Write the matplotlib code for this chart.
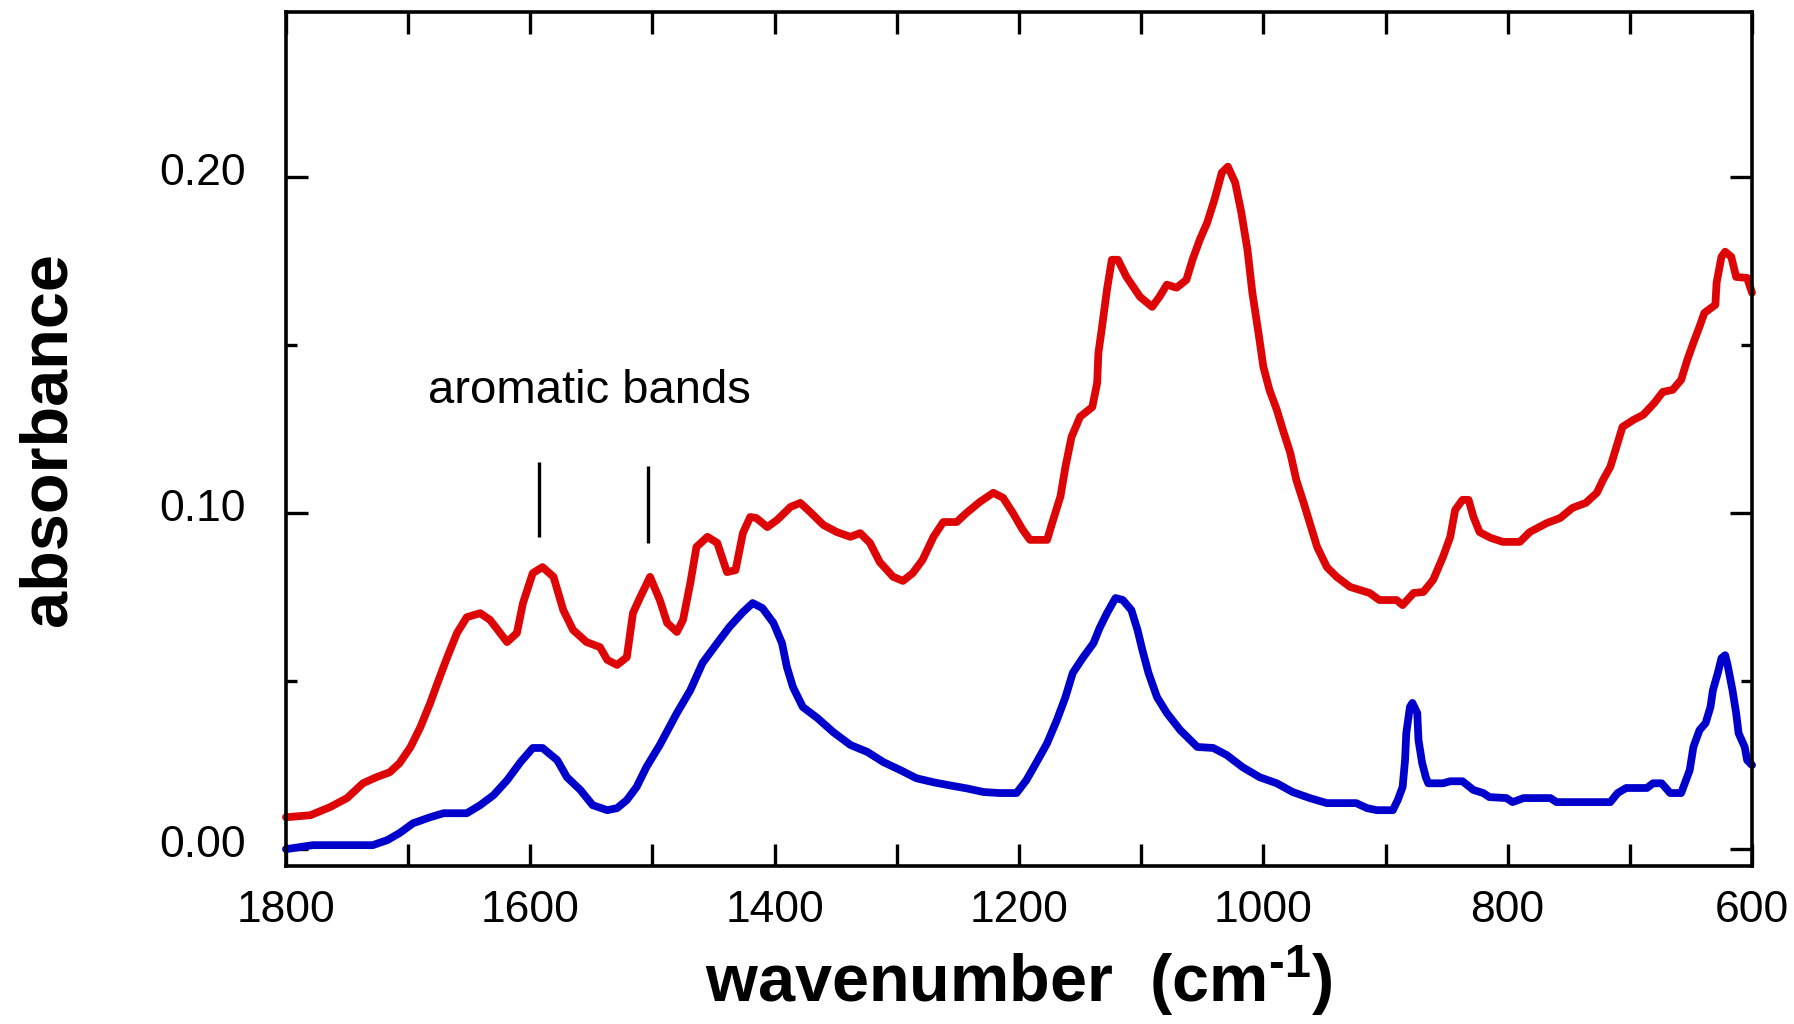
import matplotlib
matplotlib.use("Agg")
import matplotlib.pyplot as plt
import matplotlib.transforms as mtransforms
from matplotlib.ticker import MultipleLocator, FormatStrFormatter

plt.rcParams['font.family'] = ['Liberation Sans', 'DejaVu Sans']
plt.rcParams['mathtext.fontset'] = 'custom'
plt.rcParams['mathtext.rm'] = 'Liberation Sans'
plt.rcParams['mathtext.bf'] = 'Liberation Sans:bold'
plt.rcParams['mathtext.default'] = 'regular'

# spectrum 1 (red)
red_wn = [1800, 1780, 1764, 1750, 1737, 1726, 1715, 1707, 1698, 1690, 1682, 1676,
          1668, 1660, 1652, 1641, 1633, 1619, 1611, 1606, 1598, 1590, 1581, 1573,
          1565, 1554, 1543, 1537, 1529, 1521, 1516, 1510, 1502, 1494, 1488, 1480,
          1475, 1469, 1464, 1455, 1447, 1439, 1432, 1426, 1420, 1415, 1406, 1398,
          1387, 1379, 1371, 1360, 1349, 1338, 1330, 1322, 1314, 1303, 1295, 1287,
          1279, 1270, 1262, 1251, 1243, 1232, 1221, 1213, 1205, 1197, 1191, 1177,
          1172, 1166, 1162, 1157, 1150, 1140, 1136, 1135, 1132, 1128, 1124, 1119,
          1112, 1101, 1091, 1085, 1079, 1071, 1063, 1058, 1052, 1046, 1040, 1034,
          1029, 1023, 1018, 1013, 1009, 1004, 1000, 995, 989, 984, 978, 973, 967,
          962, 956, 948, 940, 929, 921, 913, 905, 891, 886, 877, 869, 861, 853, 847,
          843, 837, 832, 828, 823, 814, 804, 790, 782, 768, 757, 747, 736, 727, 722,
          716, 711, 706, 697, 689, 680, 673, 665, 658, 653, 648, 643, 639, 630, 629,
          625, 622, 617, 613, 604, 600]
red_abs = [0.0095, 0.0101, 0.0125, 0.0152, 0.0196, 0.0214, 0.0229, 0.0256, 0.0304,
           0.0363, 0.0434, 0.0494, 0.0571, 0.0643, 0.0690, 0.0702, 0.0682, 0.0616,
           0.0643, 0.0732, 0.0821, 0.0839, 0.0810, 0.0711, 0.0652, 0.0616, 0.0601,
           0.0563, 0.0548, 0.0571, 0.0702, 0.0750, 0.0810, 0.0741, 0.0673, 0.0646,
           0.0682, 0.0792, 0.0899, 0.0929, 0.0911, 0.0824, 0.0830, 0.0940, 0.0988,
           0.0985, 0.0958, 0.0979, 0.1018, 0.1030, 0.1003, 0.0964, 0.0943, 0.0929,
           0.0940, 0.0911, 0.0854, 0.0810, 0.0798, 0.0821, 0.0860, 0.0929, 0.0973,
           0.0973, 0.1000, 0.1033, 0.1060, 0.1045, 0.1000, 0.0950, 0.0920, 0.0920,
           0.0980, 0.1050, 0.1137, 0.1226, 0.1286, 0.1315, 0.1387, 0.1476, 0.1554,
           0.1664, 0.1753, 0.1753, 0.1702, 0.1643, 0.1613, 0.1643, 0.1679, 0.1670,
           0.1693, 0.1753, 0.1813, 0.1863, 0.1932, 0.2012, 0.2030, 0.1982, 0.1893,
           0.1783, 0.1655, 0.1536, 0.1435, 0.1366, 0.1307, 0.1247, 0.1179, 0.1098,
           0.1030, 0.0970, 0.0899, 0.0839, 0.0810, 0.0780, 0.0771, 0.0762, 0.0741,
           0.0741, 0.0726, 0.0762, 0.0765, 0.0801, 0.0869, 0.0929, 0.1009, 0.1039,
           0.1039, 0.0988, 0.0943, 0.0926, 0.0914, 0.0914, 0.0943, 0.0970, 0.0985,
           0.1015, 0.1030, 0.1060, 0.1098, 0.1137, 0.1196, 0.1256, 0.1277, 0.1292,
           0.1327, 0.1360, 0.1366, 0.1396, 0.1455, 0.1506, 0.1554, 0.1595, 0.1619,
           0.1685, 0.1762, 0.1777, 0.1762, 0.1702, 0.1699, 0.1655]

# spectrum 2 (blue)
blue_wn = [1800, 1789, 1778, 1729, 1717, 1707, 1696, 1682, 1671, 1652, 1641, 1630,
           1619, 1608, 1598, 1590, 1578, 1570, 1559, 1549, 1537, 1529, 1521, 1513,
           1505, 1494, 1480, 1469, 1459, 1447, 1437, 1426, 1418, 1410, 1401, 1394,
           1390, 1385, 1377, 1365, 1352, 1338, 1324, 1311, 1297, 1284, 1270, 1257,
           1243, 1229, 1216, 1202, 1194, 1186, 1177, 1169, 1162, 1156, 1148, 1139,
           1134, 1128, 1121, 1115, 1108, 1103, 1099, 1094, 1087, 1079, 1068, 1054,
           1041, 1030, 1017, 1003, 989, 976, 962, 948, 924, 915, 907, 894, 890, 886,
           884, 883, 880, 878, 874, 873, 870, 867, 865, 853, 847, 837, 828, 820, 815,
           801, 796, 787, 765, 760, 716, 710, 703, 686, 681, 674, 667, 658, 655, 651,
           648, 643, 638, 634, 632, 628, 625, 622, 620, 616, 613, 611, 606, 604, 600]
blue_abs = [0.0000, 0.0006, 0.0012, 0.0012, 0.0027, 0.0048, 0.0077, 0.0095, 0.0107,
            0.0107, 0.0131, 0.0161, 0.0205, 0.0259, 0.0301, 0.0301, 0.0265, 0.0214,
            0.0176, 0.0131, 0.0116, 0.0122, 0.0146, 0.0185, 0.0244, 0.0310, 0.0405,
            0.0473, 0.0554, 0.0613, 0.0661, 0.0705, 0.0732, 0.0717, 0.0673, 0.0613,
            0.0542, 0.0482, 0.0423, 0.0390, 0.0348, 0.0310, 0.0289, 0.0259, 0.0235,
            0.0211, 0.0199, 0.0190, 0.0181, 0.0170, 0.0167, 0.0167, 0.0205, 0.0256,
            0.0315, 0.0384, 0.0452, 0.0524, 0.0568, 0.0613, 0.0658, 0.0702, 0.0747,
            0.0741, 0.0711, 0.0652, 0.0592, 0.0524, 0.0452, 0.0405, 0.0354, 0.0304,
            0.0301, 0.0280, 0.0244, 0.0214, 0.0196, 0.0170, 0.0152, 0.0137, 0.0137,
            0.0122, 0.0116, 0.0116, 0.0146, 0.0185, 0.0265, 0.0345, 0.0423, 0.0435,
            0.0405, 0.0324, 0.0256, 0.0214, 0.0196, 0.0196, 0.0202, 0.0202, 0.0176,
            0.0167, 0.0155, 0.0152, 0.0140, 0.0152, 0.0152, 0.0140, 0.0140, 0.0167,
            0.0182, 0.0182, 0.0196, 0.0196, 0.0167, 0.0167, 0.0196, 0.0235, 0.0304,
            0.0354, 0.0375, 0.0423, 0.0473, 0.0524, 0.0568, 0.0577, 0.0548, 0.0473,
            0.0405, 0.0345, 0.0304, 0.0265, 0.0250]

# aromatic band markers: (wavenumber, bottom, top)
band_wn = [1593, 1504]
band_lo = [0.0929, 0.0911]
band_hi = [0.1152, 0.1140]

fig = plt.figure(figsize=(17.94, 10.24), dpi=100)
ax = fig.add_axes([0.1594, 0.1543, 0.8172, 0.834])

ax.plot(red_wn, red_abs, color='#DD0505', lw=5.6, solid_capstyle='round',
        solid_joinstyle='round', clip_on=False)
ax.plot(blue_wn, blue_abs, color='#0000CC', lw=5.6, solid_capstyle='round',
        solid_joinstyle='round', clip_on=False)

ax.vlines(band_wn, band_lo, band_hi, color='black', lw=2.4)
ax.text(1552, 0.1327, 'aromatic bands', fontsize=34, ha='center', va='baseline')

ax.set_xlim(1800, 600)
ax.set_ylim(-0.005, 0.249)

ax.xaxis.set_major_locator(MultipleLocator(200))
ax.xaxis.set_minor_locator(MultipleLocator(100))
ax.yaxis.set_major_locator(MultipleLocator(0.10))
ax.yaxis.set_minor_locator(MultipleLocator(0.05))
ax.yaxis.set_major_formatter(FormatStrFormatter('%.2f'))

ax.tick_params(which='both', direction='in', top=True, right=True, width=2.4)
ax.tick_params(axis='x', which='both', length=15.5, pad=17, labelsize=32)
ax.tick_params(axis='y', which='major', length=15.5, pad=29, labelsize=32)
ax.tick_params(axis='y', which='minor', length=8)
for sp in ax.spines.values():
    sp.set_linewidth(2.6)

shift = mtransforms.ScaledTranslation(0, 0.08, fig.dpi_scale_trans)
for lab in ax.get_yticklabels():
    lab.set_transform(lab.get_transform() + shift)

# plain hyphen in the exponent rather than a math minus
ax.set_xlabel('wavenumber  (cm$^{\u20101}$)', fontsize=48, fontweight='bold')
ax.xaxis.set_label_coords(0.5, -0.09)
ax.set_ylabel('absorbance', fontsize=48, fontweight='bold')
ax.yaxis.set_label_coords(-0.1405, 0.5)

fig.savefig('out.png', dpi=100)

=======

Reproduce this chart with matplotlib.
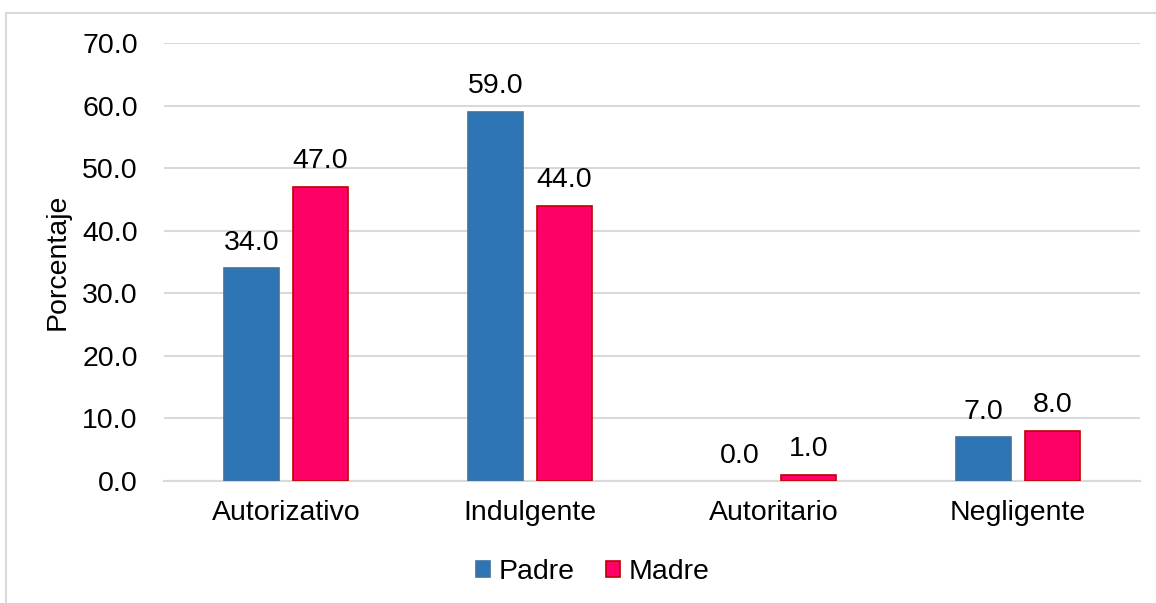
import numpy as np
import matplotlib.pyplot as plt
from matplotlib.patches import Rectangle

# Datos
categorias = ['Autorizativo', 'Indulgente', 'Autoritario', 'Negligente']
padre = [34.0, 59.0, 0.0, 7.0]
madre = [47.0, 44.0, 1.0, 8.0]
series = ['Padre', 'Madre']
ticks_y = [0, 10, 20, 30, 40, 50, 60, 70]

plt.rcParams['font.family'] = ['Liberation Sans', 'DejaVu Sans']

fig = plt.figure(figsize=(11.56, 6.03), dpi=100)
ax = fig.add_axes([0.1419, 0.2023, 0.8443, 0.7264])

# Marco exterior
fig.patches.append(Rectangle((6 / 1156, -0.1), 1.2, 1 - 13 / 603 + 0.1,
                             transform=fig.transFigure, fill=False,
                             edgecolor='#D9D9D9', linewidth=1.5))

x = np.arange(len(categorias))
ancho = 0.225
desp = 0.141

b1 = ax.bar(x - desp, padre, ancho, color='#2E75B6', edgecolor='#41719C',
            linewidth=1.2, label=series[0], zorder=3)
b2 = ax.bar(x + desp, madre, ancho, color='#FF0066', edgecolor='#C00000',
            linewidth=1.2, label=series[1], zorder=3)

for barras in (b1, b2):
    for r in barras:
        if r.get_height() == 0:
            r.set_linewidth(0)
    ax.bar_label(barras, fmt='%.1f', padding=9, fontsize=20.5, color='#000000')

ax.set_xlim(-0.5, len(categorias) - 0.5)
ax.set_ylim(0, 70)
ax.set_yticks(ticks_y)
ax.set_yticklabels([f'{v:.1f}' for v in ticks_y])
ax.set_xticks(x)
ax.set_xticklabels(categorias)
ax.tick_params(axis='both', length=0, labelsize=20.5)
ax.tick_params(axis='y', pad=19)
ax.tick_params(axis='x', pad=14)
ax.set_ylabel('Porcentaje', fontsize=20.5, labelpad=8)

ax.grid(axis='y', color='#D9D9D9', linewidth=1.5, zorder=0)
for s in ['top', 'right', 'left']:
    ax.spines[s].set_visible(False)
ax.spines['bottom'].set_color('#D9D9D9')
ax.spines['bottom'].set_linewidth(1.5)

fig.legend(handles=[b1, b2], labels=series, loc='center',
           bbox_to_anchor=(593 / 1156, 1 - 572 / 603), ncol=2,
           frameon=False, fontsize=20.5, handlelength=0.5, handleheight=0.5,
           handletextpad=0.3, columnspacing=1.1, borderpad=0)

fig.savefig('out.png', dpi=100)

=======

Work to do → Find each line that has the word "this", then copy it out.

Answer →
Write the matplotlib code for this chart.
Reproduce this chart with matplotlib.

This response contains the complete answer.